-- begin --

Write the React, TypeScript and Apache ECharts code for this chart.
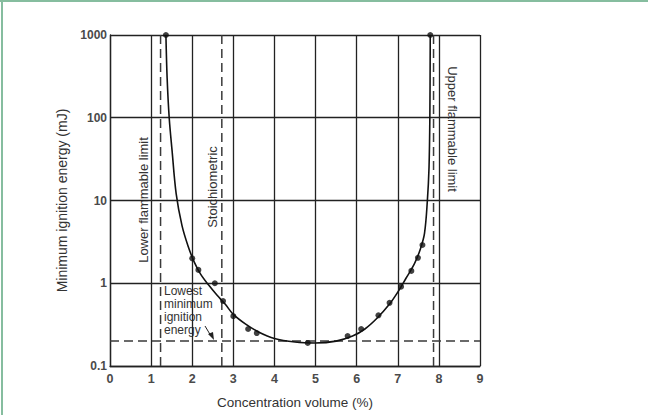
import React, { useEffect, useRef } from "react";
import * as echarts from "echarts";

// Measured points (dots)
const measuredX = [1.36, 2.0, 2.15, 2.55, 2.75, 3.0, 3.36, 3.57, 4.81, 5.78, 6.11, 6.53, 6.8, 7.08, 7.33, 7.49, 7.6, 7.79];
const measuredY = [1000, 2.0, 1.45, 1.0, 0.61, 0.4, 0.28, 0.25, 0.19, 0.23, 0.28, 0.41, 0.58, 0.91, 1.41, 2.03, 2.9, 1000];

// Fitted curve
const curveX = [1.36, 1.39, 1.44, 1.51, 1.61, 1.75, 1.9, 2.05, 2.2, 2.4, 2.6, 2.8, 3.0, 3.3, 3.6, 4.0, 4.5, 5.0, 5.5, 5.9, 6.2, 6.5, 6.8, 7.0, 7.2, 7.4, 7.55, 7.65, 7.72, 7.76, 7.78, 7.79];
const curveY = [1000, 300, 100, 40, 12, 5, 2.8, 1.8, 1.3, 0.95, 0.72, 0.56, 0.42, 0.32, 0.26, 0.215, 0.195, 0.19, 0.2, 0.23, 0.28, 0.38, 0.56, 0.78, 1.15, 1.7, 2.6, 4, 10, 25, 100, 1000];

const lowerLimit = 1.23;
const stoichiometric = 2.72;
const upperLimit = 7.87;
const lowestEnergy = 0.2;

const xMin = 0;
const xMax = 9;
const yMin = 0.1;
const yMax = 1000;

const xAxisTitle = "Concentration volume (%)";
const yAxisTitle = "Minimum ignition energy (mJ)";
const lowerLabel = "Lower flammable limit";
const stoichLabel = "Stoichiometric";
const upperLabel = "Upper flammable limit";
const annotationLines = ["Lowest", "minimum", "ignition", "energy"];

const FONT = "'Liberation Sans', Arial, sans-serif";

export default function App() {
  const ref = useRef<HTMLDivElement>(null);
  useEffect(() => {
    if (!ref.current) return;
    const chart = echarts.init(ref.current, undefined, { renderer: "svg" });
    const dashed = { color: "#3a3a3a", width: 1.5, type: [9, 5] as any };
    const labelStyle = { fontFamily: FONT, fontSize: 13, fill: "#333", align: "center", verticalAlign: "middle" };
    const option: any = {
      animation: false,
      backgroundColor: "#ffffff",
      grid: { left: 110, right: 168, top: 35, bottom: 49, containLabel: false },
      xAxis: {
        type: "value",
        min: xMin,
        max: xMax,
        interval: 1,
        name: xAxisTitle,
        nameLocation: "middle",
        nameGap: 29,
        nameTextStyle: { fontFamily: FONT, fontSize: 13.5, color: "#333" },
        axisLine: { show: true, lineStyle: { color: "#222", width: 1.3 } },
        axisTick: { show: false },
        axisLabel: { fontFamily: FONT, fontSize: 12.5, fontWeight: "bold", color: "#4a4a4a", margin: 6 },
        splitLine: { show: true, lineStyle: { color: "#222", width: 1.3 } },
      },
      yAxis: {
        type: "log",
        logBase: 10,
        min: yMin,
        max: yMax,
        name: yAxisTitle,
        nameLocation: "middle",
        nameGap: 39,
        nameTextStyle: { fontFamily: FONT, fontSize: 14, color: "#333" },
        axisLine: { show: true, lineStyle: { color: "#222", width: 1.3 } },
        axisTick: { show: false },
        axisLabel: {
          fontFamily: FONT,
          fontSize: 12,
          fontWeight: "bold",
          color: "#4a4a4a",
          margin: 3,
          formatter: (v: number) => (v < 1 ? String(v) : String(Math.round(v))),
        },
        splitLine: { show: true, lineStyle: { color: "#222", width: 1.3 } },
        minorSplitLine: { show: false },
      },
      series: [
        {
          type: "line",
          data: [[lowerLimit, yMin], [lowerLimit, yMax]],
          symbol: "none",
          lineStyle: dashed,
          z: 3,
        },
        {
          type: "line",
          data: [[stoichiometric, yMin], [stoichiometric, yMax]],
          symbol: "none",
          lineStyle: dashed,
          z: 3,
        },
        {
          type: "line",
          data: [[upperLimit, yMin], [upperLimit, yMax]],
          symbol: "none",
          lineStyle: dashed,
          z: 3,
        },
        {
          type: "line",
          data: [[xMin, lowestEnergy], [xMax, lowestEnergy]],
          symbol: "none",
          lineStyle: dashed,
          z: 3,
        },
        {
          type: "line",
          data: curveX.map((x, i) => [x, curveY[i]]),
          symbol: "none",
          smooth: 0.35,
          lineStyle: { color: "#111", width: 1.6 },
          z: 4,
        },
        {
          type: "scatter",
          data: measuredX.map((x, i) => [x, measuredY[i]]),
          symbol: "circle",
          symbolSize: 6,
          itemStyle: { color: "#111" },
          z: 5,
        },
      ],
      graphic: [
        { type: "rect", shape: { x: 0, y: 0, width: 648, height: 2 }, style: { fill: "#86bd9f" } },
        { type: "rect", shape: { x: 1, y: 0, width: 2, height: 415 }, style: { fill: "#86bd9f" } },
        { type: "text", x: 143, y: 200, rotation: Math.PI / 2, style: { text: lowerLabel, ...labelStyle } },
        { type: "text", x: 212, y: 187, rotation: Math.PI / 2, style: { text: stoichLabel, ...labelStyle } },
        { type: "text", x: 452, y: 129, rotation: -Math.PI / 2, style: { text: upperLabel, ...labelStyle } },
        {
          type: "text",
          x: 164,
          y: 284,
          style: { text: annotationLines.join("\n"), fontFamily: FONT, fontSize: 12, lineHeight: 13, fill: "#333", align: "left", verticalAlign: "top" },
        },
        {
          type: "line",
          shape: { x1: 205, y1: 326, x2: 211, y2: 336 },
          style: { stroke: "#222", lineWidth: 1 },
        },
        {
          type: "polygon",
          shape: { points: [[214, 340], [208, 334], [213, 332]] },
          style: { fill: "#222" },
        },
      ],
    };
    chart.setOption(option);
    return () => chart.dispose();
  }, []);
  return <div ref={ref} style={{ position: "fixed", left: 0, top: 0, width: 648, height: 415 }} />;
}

-- end --

→ **Task directions**: Reproduce all of the material above word for word. Omit the pictures.

→ **Task solution**:
Write the React, TypeScript and Apache ECharts code for this chart.
import React, { useEffect, useRef } from "react";
import * as echarts from "echarts";

// Measured points (dots)
const measuredX = [1.36, 2.0, 2.15, 2.55, 2.75, 3.0, 3.36, 3.57, 4.81, 5.78, 6.11, 6.53, 6.8, 7.08, 7.33, 7.49, 7.6, 7.79];
const measuredY = [1000, 2.0, 1.45, 1.0, 0.61, 0.4, 0.28, 0.25, 0.19, 0.23, 0.28, 0.41, 0.58, 0.91, 1.41, 2.03, 2.9, 1000];

// Fitted curve
const curveX = [1.36, 1.39, 1.44, 1.51, 1.61, 1.75, 1.9, 2.05, 2.2, 2.4, 2.6, 2.8, 3.0, 3.3, 3.6, 4.0, 4.5, 5.0, 5.5, 5.9, 6.2, 6.5, 6.8, 7.0, 7.2, 7.4, 7.55, 7.65, 7.72, 7.76, 7.78, 7.79];
const curveY = [1000, 300, 100, 40, 12, 5, 2.8, 1.8, 1.3, 0.95, 0.72, 0.56, 0.42, 0.32, 0.26, 0.215, 0.195, 0.19, 0.2, 0.23, 0.28, 0.38, 0.56, 0.78, 1.15, 1.7, 2.6, 4, 10, 25, 100, 1000];

const lowerLimit = 1.23;
const stoichiometric = 2.72;
const upperLimit = 7.87;
const lowestEnergy = 0.2;

const xMin = 0;
const xMax = 9;
const yMin = 0.1;
const yMax = 1000;

const xAxisTitle = "Concentration volume (%)";
const yAxisTitle = "Minimum ignition energy (mJ)";
const lowerLabel = "Lower flammable limit";
const stoichLabel = "Stoichiometric";
const upperLabel = "Upper flammable limit";
const annotationLines = ["Lowest", "minimum", "ignition", "energy"];

const FONT = "'Liberation Sans', Arial, sans-serif";

export default function App() {
  const ref = useRef<HTMLDivElement>(null);
  useEffect(() => {
    if (!ref.current) return;
    const chart = echarts.init(ref.current, undefined, { renderer: "svg" });
    const dashed = { color: "#3a3a3a", width: 1.5, type: [9, 5] as any };
    const labelStyle = { fontFamily: FONT, fontSize: 13, fill: "#333", align: "center", verticalAlign: "middle" };
    const option: any = {
      animation: false,
      backgroundColor: "#ffffff",
      grid: { left: 110, right: 168, top: 35, bottom: 49, containLabel: false },
      xAxis: {
        type: "value",
        min: xMin,
        max: xMax,
        interval: 1,
        name: xAxisTitle,
        nameLocation: "middle",
        nameGap: 29,
        nameTextStyle: { fontFamily: FONT, fontSize: 13.5, color: "#333" },
        axisLine: { show: true, lineStyle: { color: "#222", width: 1.3 } },
        axisTick: { show: false },
        axisLabel: { fontFamily: FONT, fontSize: 12.5, fontWeight: "bold", color: "#4a4a4a", margin: 6 },
        splitLine: { show: true, lineStyle: { color: "#222", width: 1.3 } },
      },
      yAxis: {
        type: "log",
        logBase: 10,
        min: yMin,
        max: yMax,
        name: yAxisTitle,
        nameLocation: "middle",
        nameGap: 39,
        nameTextStyle: { fontFamily: FONT, fontSize: 14, color: "#333" },
        axisLine: { show: true, lineStyle: { color: "#222", width: 1.3 } },
        axisTick: { show: false },
        axisLabel: {
          fontFamily: FONT,
          fontSize: 12,
          fontWeight: "bold",
          color: "#4a4a4a",
          margin: 3,
          formatter: (v: number) => (v < 1 ? String(v) : String(Math.round(v))),
        },
        splitLine: { show: true, lineStyle: { color: "#222", width: 1.3 } },
        minorSplitLine: { show: false },
      },
      series: [
        {
          type: "line",
          data: [[lowerLimit, yMin], [lowerLimit, yMax]],
          symbol: "none",
          lineStyle: dashed,
          z: 3,
        },
        {
          type: "line",
          data: [[stoichiometric, yMin], [stoichiometric, yMax]],
          symbol: "none",
          lineStyle: dashed,
          z: 3,
        },
        {
          type: "line",
          data: [[upperLimit, yMin], [upperLimit, yMax]],
          symbol: "none",
          lineStyle: dashed,
          z: 3,
        },
        {
          type: "line",
          data: [[xMin, lowestEnergy], [xMax, lowestEnergy]],
          symbol: "none",
          lineStyle: dashed,
          z: 3,
        },
        {
          type: "line",
          data: curveX.map((x, i) => [x, curveY[i]]),
          symbol: "none",
          smooth: 0.35,
          lineStyle: { color: "#111", width: 1.6 },
          z: 4,
        },
        {
          type: "scatter",
          data: measuredX.map((x, i) => [x, measuredY[i]]),
          symbol: "circle",
          symbolSize: 6,
          itemStyle: { color: "#111" },
          z: 5,
        },
      ],
      graphic: [
        { type: "rect", shape: { x: 0, y: 0, width: 648, height: 2 }, style: { fill: "#86bd9f" } },
        { type: "rect", shape: { x: 1, y: 0, width: 2, height: 415 }, style: { fill: "#86bd9f" } },
        { type: "text", x: 143, y: 200, rotation: Math.PI / 2, style: { text: lowerLabel, ...labelStyle } },
        { type: "text", x: 212, y: 187, rotation: Math.PI / 2, style: { text: stoichLabel, ...labelStyle } },
        { type: "text", x: 452, y: 129, rotation: -Math.PI / 2, style: { text: upperLabel, ...labelStyle } },
        {
          type: "text",
          x: 164,
          y: 284,
          style: { text: annotationLines.join("\n"), fontFamily: FONT, fontSize: 12, lineHeight: 13, fill: "#333", align: "left", verticalAlign: "top" },
        },
        {
          type: "line",
          shape: { x1: 205, y1: 326, x2: 211, y2: 336 },
          style: { stroke: "#222", lineWidth: 1 },
        },
        {
          type: "polygon",
          shape: { points: [[214, 340], [208, 334], [213, 332]] },
          style: { fill: "#222" },
        },
      ],
    };
    chart.setOption(option);
    return () => chart.dispose();
  }, []);
  return <div ref={ref} style={{ position: "fixed", left: 0, top: 0, width: 648, height: 415 }} />;
}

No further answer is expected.